BROOKSVILLE — Just how much does a property owner pay each year to keep Hernando County's parks and libraries operating? What about other county services?
Those are answers the County Commission would like to provide to better educate residents.
Exactly how that will happen, however, is still up in the air. And some commissioners expressed concern that the discussion will lead to higher taxes.
The issue was raised Tuesday when the county's budget manager, George Zoettlein, asked commissioners to consider approving an ordinance that would allow the county to establish separate taxing units to pay for parks and for libraries. Such an ordinance would have to be approved by June 15 if the county is to use the taxing units to generate revenue for the 2012-13 budget.
Zoettlein said commissioners wouldn't need to set tax rates for those units until later in the summer as they were closer to working out final details of the budget.
The county's general fund, which pays for services such as parks and libraries, law enforcement, development services and county administration, has seen revenue losses in recent years. A taxing unit could allow the county to move the funding for particular purposes out of the general fund.
Several commissioners voiced concern that the public perception of such a move could be that the board was simply looking for a way to increase overall tax revenue.
Commissioner Dave Russell said he likes the idea of transparency so residents know what they're paying for, and he indicated he would like to see the spending of constitutional officers broken out as well.

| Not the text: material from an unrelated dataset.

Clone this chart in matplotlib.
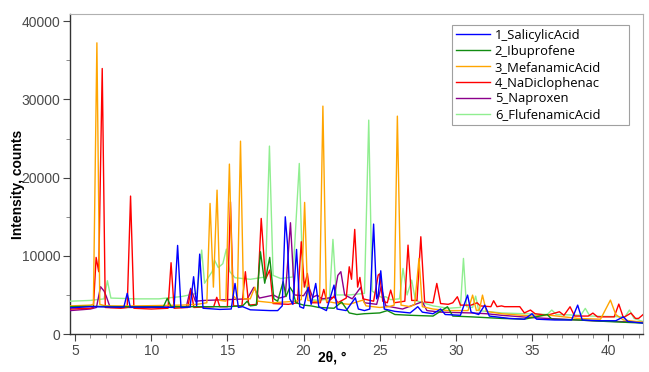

But information is one thing and setting a tax rate is another, he said. Even without the taxing units, commissioners have the option of increasing the property tax rate if they determine that they need additional revenue, he said.
"My concern is . . . public perception at this point,'' Russell said.
Commissioner Jim Adkins said his concern was that a taxing unit would mean a tax increase for property owners unless corresponding cuts were made in the general fund.
"It's just leaving an option out there,'' Zoettlein responded.
If commissioners approved the ordinance, they could always decide later this summer to fund the taxing units at zero or cancel the ordinance.
Zoettlein explained that more than half a dozen other counties break out services such as parks and libraries. He also noted that, if the board simply wanted to break out the existing tax rates to better demonstrate how each service is funded, he could do that.
Commissioner Jeff Stabins reminded his colleagues that there have been discussions before about having a separate taxing unit for the sheriff, whose budget consumes the largest portion of general fund revenue.
Zoettlein said some communities do break out law enforcement, but doing so is more complex than it is for other county services.
Commissioner John Druzbick said that if the county didn't create separate taxing units to fund some services, it was unclear whether information about how much each service costs could be put on tax bills.
County officials said they needed to do more research on the issue, so commissioners agreed to talk more about the topic during their June 5 budget workshop.
The county has struggled with falling tax revenue over the last few years as property values have dropped. For the 2012-13 budget year, which begins Oct. 1, county officials anticipate another 5 percent decline, although they will get a better idea when the first estimate of property values is released by the Property Appraiser's Office next week.
Zoettlein is also awaiting the delivery of budget proposals by the county's constitutional officers, which are due on June 1.